Start of Provided entries
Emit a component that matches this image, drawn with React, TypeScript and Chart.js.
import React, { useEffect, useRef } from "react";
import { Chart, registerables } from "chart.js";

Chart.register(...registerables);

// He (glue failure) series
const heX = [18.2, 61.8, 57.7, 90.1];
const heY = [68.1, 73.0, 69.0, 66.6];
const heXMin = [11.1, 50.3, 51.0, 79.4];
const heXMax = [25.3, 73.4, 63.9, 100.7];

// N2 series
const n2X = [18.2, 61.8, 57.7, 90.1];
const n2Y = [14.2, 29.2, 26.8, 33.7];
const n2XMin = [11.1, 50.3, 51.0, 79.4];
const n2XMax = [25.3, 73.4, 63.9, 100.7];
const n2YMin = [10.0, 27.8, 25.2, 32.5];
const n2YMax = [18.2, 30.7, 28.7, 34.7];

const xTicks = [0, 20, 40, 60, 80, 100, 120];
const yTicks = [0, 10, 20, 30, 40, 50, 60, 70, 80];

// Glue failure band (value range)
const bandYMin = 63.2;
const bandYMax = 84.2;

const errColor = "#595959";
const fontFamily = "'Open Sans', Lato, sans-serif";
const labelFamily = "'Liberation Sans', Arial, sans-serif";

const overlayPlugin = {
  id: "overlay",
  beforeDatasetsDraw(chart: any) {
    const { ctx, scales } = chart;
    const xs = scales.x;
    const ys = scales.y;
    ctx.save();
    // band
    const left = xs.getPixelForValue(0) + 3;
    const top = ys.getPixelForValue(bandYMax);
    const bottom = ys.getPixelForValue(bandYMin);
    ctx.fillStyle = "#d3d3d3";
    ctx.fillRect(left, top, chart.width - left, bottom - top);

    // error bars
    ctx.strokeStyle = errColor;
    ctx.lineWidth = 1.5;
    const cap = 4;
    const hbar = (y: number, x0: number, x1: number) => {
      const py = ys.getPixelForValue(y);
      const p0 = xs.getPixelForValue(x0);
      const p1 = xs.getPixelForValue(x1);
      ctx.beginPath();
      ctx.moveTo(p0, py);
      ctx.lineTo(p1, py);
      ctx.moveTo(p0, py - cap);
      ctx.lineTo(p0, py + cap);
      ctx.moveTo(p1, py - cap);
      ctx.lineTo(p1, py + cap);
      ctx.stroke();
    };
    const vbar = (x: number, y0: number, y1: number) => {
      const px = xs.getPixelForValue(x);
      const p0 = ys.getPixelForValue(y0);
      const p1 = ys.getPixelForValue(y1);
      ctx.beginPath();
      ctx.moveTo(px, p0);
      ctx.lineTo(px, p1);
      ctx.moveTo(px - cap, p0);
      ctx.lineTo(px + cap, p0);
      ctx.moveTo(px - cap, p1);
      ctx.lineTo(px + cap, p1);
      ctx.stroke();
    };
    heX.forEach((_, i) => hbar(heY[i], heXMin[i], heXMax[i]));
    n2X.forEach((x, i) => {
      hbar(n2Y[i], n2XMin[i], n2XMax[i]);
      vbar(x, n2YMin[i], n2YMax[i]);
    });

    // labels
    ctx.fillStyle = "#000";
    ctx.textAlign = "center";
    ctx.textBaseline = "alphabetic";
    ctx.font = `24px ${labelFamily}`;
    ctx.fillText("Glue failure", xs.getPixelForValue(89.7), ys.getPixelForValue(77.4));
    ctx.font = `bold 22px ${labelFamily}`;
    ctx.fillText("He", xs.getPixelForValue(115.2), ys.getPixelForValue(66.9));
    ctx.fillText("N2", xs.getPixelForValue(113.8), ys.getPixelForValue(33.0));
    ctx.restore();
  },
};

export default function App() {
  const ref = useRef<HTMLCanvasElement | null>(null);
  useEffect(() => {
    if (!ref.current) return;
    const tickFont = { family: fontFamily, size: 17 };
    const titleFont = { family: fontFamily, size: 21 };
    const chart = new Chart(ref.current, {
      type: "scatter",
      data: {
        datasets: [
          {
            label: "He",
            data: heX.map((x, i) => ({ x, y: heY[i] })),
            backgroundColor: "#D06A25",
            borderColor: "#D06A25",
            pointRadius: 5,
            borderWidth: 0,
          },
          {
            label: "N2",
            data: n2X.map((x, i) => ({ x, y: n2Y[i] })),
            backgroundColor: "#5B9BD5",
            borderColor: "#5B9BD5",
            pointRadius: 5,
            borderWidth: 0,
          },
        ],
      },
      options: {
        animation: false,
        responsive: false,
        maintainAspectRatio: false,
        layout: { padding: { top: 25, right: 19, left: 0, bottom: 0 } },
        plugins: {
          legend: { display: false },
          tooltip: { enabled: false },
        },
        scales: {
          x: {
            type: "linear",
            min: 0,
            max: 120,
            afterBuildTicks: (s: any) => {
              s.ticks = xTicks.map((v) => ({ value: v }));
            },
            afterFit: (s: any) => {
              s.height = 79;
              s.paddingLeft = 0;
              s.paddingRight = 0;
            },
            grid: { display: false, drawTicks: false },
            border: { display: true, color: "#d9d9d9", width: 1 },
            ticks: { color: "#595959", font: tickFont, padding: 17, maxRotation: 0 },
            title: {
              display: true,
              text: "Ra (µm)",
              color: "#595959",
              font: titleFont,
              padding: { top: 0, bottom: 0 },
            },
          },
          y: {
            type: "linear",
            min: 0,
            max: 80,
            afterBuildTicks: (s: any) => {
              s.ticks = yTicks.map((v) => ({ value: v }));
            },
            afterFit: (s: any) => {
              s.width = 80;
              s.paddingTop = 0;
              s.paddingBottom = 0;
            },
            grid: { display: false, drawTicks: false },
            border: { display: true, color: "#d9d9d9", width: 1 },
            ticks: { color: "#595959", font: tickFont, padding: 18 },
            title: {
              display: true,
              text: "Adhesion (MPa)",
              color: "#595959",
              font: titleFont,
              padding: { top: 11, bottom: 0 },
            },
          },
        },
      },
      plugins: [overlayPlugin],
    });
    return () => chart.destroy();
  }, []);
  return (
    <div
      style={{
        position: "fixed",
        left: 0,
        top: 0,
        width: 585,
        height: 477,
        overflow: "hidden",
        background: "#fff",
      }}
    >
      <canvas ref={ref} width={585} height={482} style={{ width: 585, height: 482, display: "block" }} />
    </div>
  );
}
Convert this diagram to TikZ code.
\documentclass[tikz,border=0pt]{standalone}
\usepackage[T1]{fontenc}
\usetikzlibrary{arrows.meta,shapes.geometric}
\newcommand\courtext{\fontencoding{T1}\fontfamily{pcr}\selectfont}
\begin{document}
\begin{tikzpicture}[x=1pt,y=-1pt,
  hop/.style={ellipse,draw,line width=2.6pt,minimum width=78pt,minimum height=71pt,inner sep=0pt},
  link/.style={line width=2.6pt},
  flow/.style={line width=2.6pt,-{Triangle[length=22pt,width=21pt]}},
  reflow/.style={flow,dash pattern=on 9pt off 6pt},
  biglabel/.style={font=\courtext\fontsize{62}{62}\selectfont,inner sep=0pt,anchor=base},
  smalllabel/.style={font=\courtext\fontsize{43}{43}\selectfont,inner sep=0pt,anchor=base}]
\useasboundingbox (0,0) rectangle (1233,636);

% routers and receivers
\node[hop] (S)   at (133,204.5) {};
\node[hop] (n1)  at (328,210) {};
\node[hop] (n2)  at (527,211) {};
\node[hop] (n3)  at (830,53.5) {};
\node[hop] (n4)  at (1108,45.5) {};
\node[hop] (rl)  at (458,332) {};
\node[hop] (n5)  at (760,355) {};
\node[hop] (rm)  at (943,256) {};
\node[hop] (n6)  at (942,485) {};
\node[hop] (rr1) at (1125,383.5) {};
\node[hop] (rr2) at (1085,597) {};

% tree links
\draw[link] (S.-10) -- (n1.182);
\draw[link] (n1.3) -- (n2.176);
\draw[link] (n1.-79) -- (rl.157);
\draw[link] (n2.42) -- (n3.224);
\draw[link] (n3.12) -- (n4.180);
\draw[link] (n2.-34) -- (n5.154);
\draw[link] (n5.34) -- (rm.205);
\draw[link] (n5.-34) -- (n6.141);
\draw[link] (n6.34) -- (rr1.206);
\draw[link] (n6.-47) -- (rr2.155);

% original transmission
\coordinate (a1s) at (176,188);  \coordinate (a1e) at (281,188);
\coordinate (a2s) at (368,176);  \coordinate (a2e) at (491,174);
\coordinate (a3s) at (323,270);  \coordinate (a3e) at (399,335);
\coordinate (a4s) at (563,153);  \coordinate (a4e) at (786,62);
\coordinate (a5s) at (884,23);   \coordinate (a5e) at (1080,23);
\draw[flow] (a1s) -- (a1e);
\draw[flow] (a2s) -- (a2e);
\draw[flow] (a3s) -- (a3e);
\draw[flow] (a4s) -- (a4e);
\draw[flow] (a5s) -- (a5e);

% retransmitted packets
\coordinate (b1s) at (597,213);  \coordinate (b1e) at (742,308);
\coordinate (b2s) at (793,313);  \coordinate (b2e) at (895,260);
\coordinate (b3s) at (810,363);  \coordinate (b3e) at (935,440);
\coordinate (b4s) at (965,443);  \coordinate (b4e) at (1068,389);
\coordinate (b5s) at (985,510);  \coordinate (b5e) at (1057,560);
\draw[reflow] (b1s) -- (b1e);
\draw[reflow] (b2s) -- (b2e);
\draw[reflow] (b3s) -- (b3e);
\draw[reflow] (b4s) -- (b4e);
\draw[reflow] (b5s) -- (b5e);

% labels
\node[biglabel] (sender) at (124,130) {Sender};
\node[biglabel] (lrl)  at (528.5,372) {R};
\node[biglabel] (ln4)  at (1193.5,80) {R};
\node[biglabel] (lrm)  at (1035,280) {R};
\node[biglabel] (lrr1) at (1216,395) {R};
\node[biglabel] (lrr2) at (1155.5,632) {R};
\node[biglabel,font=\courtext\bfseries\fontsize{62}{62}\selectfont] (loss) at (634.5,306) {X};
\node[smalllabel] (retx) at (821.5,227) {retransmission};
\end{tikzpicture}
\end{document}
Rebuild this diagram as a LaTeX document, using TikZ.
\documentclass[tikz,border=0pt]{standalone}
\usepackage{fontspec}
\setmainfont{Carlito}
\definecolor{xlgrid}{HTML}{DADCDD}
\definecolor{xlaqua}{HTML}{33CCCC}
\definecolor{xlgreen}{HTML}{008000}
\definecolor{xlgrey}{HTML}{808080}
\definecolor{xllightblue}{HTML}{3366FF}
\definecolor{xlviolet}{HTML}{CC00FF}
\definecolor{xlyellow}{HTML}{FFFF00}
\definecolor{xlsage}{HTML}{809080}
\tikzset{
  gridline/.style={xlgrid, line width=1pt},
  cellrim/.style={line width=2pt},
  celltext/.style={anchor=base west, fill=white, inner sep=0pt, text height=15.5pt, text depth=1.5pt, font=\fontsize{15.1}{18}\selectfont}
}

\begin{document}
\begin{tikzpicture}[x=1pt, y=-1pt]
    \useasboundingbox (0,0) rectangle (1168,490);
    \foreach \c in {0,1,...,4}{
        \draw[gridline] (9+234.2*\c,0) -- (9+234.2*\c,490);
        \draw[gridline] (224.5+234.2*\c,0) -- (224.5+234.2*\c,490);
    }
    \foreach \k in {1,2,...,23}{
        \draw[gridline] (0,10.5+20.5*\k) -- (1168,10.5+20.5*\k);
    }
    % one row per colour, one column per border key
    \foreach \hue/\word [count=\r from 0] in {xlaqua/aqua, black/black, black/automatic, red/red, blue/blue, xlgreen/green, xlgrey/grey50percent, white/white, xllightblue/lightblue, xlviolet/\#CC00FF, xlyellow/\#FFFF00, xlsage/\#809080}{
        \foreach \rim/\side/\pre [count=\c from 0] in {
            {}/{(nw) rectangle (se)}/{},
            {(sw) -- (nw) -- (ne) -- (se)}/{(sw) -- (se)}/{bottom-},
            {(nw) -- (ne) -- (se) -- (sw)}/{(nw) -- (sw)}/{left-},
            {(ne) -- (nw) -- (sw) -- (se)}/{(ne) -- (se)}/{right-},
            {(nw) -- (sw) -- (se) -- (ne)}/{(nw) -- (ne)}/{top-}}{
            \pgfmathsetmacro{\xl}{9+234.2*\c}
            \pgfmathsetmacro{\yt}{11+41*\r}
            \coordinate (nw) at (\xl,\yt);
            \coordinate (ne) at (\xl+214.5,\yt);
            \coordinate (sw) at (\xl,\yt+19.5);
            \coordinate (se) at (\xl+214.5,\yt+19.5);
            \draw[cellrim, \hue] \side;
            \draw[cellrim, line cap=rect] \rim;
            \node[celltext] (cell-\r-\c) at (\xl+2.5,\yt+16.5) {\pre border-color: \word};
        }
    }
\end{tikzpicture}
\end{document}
End of Provided entries
### Requirements
Transcribe only the lines from the beginning of the entries to the line with "ctx.fillRect(left, top, chart.width", inclusive, exactly as written.

### Result for this exercise
Emit a component that matches this image, drawn with React, TypeScript and Chart.js.
import React, { useEffect, useRef } from "react";
import { Chart, registerables } from "chart.js";

Chart.register(...registerables);

// He (glue failure) series
const heX = [18.2, 61.8, 57.7, 90.1];
const heY = [68.1, 73.0, 69.0, 66.6];
const heXMin = [11.1, 50.3, 51.0, 79.4];
const heXMax = [25.3, 73.4, 63.9, 100.7];

// N2 series
const n2X = [18.2, 61.8, 57.7, 90.1];
const n2Y = [14.2, 29.2, 26.8, 33.7];
const n2XMin = [11.1, 50.3, 51.0, 79.4];
const n2XMax = [25.3, 73.4, 63.9, 100.7];
const n2YMin = [10.0, 27.8, 25.2, 32.5];
const n2YMax = [18.2, 30.7, 28.7, 34.7];

const xTicks = [0, 20, 40, 60, 80, 100, 120];
const yTicks = [0, 10, 20, 30, 40, 50, 60, 70, 80];

// Glue failure band (value range)
const bandYMin = 63.2;
const bandYMax = 84.2;

const errColor = "#595959";
const fontFamily = "'Open Sans', Lato, sans-serif";
const labelFamily = "'Liberation Sans', Arial, sans-serif";

const overlayPlugin = {
  id: "overlay",
  beforeDatasetsDraw(chart: any) {
    const { ctx, scales } = chart;
    const xs = scales.x;
    const ys = scales.y;
    ctx.save();
    // band
    const left = xs.getPixelForValue(0) + 3;
    const top = ys.getPixelForValue(bandYMax);
    const bottom = ys.getPixelForValue(bandYMin);
    ctx.fillStyle = "#d3d3d3";
    ctx.fillRect(left, top, chart.width - left, bottom - top);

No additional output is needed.